In fact, an industry consortium’s selection of Kentucky to become the research, development and manufacturing center for the next generation of high-tech automobile batteries could be the most important news for this state’s economy in a generation.

At the announcement Monday in Frankfort, Gov. Steve Beshear and other officials compared it to Toyota’s decision more than two decades ago to base its U.S. operations in Kentucky.

The comparison seems appropriate. Maybe even be an understatement.

Toyota did much more than build a high-tech assembly plant and other facilities that now employ 8,300 people. It created synergies with other nearby auto plants that attracted more than 100 suppliers and created a big part of Kentucky’s advanced manufacturing economy.

More than 80,000 people in Kentucky now work at making the current generation of petroleum-fueled vehicles. It’s clear, though, that the vehicles of the future will run partially, if not completely, on batteries.

Lithium-ion batteries, with their small size and long life, have enabled big advances in consumer electronics. The next big thing in automobile manufacturing will be figuring out how to make batteries that can efficiently run vehicles.

President Obama has pledged $2 billion toward figuring out how to put more energy-efficient hybrid vehicles on the road.

The National Alliance for Advanced Transportation Batteries, a consortium of more than 50 battery-making companies and related groups, is seeking some of that federal money to build a $600 million advanced battery manufacturing facility in Hardin County.

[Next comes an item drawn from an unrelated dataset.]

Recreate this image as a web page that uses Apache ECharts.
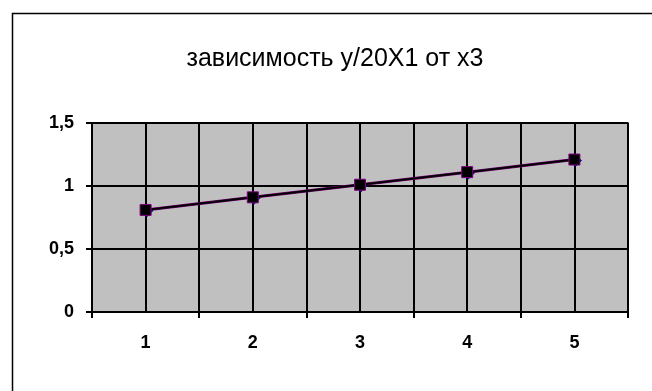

Construction would create 1,500 jobs, and the facility would eventually employ 2,000. And, like with Toyota, the possibilities for suppliers and associated manufacturers could create many thousand more jobs.

The battery plant will have close ties to the nation’s first high-tech battery research and development laboratory in Lexington, which Beshear announced last week. The lab is a joint venture of the University of Kentucky, the University of Louisville and the Argonne National Laboratory in Chicago.

In describing the significance of this project Monday, the Toyota comparison wasn’t the only one officials used.

They likened what the battery industry wants to do in Kentucky to what the semiconductor industry did in Austin, Texas, beginning in the late 1980s.

Like the battery industry now, the American semiconductor industry then was losing its edge to Asian competitors. The industry formed the SEMATECH consortium to focus research, development and manufacturing efforts. SEMATECH was a big success, and it did wonders for Austin’s economy and high-tech image.

Battery innovation and development isn’t just key to the future of automobile manufacturing, said Kris Kimel, president of the non-profit Kentucky Science and Technology Corp. There’s an urgent need for better batteries to store energy from all kinds of sources for all kinds of uses.

“Battery technology and the quest to develop better batteries is a key aspect of the whole emerging alternative energy market,” Kimel said. “It’s an excellent place for Kentucky to play.”

The history of economic development in Kentucky has often been one of missed opportunities, of selling the state short. Rarely have Kentucky’s leaders recognized the next big thing and successfully gone after it.

That’s why former Gov. Martha Layne Collins’ pursuit of Toyota two decades ago was such a milestone, and why Beshear’s pursuit of this deal could be another.

This effort puts Kentucky at the center of research, innovation and development for an entire industry trying to solve one of technology’s biggest challenges.

For a state hoping to be a player in the 21st century economy, this could be huge.